Supplied data:
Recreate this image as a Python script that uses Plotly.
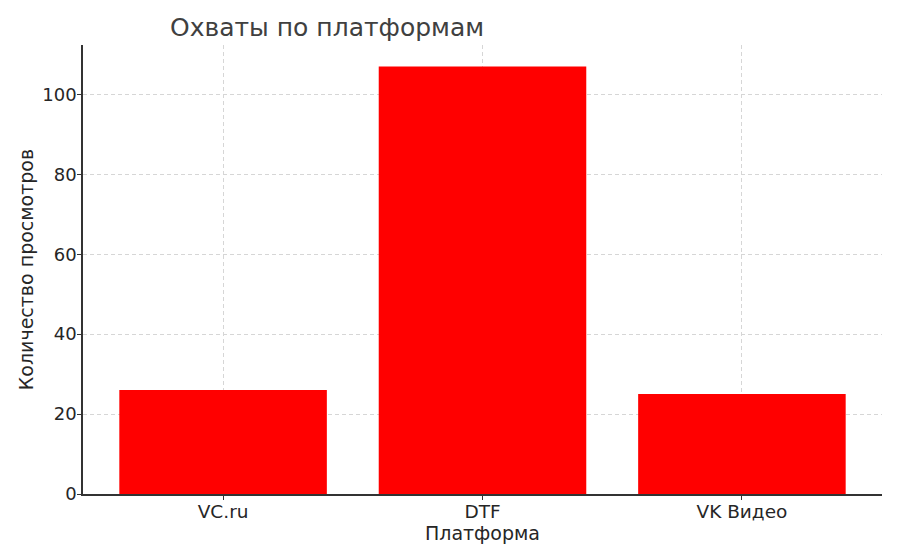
import plotly.graph_objects as go

platforms = ["VC.ru", "DTF", "VK Видео"]
views = [26, 107, 25]
y_ticks = [0, 20, 40, 60, 80, 100]

FONT = "DejaVu Sans"
TXT = "#262626"

# the page body adds an 8px offset; compensate so the plot sits where the reference has it
W, H = 892, 544

fig = go.Figure(go.Bar(
    x=list(range(len(platforms))), y=views,
    marker=dict(color="#ff0000", line=dict(width=0)),
    width=0.8,
))

fig.update_layout(
    width=W, height=H,
    margin=dict(l=75, r=18, t=37, b=58),
    paper_bgcolor="white", plot_bgcolor="white",
    font=dict(family=FONT, color=TXT, size=18),
    title=dict(text="Охваты по платформам", x=162/W, xanchor="left",
               y=1-19/H, yanchor="middle", font=dict(size=25, color="#404040")),
    showlegend=False,
    bargap=0.2,
)
fig.update_xaxes(
    range=[-0.54, 2.54], tickmode="array", tickvals=list(range(len(platforms))),
    ticktext=platforms, showline=True, linecolor="#333", linewidth=1.5,
    ticks="outside", ticklen=4, tickcolor="#333", automargin=False,
    ticklabelstandoff=-4,
    showgrid=True, gridcolor="#d6d6d6", griddash="4px,3px", gridwidth=1,
    layer="above traces", zeroline=False, tickfont=dict(size=18.5),
    title=dict(text="Платформа", font=dict(size=19), standoff=6),
)
fig.update_yaxes(
    range=[0, 112.35], tickmode="array", tickvals=y_ticks,
    showline=True, linecolor="#333", linewidth=1.5,
    ticks="outside", ticklen=4, tickcolor="#333", automargin=False,
    ticklabelstandoff=-3,
    showgrid=True, gridcolor="#d6d6d6", griddash="4px,3px", gridwidth=1,
    layer="above traces", zeroline=False, tickfont=dict(size=18),
    title=dict(text="Количество просмотров", font=dict(size=19), standoff=4),
)

fig.write_html("out.html")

Exercise details: Give again, word for word, every line from the top of the data through the line with "W, H = 892, 544", both ends included, and exclude the pictures.

Response to the task:
Recreate this image as a Python script that uses Plotly.
import plotly.graph_objects as go

platforms = ["VC.ru", "DTF", "VK Видео"]
views = [26, 107, 25]
y_ticks = [0, 20, 40, 60, 80, 100]

FONT = "DejaVu Sans"
TXT = "#262626"

# the page body adds an 8px offset; compensate so the plot sits where the reference has it
W, H = 892, 544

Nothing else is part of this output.